Das Vertragsmodell ist wichtig

Für solche Eingriffe in ausgelagerten Softwarelandschaften sind entsprechende vertragliche Vereinbarungen erforderlich. Daher entwickelte Nordex mit Pironet NDH ein Vertragsmodell, das dem Unternehmen für das angepeilte Wachstum seiner IT Kalkulationssicherheit bietet, ihm aber gleichzeitig ermöglicht, seine Systeme mit der dynamischen Geschäftsentwicklung zu synchronisieren. Dadurch kann der Anlagenbauer seine Softwarelandschaft durch Outsourcing schrittweise zu einem hoch integrierten Gesamtsystem ausbauen. "Unter diesen Bedingungen hat sich bei Nordex das Application-Outsourcing sogar zum Garanten für das schnelle Wachstum und die ehrgeizige Fortentwicklung der IT entwickelt", resümiert Nordex-CIO Bhaumick.

Voraussetzung für ein Outsourcing-Projekt ist in jedem Fall, dass die Karten auf Anbieter- und Anwenderseite vor Beginn offen auf dem Tisch liegen. Um Erwartungen in realistische Bahnen zu lenken und Projekte vor Fehlschlägen zu bewahren, empfiehlt die Fachhochschule St.Gallen ein so genanntes Requirements Engineering, das die Erhebung, Dokumentation und Prüfung der Anforderungen an die IT-Lösung umfasst. Pironet-NDH-Consultant Runggaldier rät Unternehmen, außerdem realistische Ziele und Zeitpläne zu formulieren sowie Ausstiegsklauseln zu vereinbaren und auf Kostentransparenz zu achten.

Offenheit und Transparenz

Dementsprechend ist auch für die Anbieter Offenheit und Transparenz der Maßstab. Sie sollten mit klaren, nachvollziehbaren Leistungsbeschreibungen aufwarten. Doch "allzu oft hören wir von abstrusen Verträgen mit Anbietern, die sich beispielsweise das Zurückspielen der Daten mit horrenden Tagessätzen bezahlen lassen", nennt T-Home-Manager Wessels ein typisches Problem zwischen Outsourcing-Partnern. Um hier unangenehme Überraschungen zu vermeiden, empfehlen sich von vornherein festgelegte Pauschalsätze. Darüber hinaus sollten grundsätzlich zu Beginn eines Outsourcing-Projekts klare Vereinbarungen für den Fall definiert werden, dass ein Anwenderunternehmen seine IT wieder selbst betreiben oder einen Providerwechsel vornehmen möchte. Hierfür hat der Branchenverband Bitkom inzwischen auch ein Regelwerk formuliert.
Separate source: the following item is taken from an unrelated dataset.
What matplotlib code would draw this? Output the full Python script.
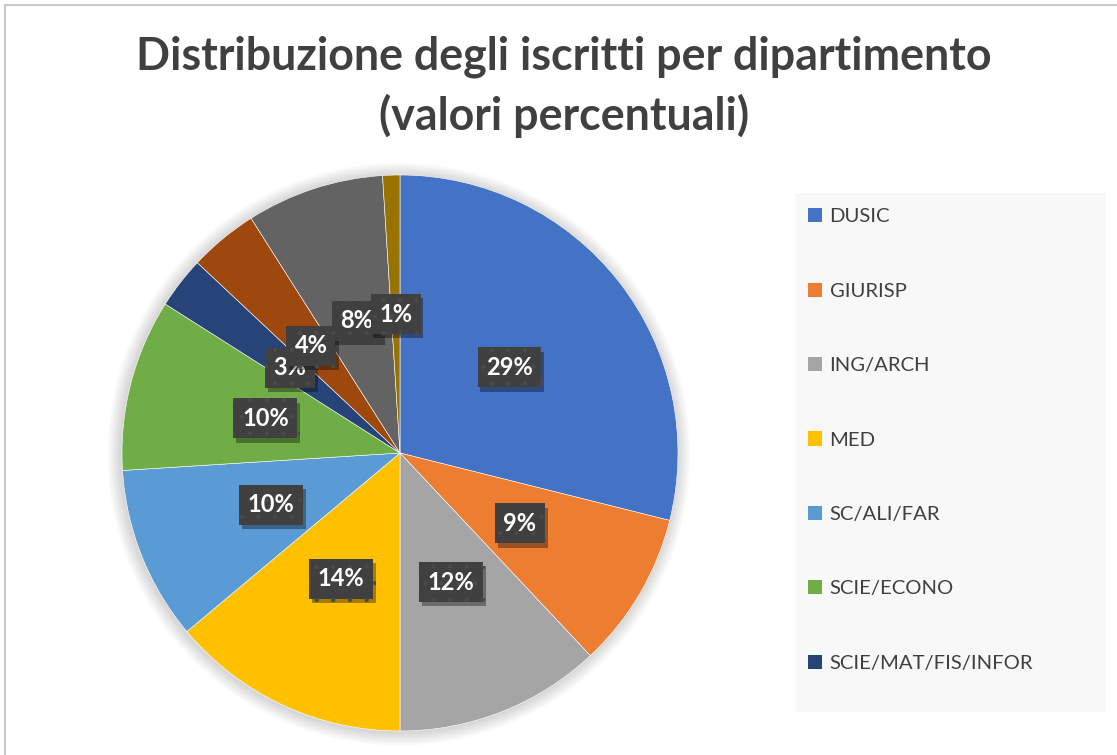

Über die Vorteile des Outsourcings sind sich die Marktforscher wie Experton und Gartner einig. So könne beispielsweise das SaaS-Modell (Software as a Service) reduzieren, die IT modernisieren und sie gleichzeitig flexibel halten. Und wie das Beispiel Nordex zeigt, kann Outsourcing durchaus auch zu einem wachstumsfördernden Faktor für ein mittelständisches Unternehmen werden.

Worauf Mittelständler beim Outsourcing achten sollten

Dokumentation: Wichtig ist die umfassende Inventur sämtlicher vorhandenen IT-Strukturen. Es empfiehlt sich, dabei externe Experten einzubinden, damit keine IT-Module übersehen werden.

Zielvereinbarung: Alle Beteiligten - IT-Abteilung, Geschäftsführung und Outsourcing-Partner - formulieren gemeinsam die Ziele des Projekts.

Zeitplan: Die "Roadmap" enthält die wichtigsten Phasen und Meilensteinen der Migration. So ist etwa eine saubere Übertragung der IT eines mittelständischen Unternehmens mit 500 Mitarbeitern innerhalb von zwei Wochen unrealistisch.

Messdaten-Zusammenstellung: Sämtliche messbaren Faktoren wie Verfügbarkeit, Service Level Agreements, Bandbreiten oder Wiederherstellungszeiten sollten dokumentiert sein.

Kostentransparenz: Die Kosten für Standard-Szenarien, wie beispielsweise eine Wiederherstellung der gesamten Daten, sollten Bestandteil des Vertrages sein.

Investitionssicherheit: Anwender sollten sich die Kapitalstruktur des Outsourcing-Dienstleisters genau ansehen. Kein Unternehmen möchte seine Daten in die Hände eines Anbieters geben, dem möglicherweise die Zahlungsunfähigkeit droht.

Ausstiegsklausel: Das Anwenderunternehmen muss die Sicherheit haben, die IT-Migration rückgängig machen oder sich an einen anderen Anbieter wenden zu können, wenn es mit dem Ergebnis nicht zufrieden ist.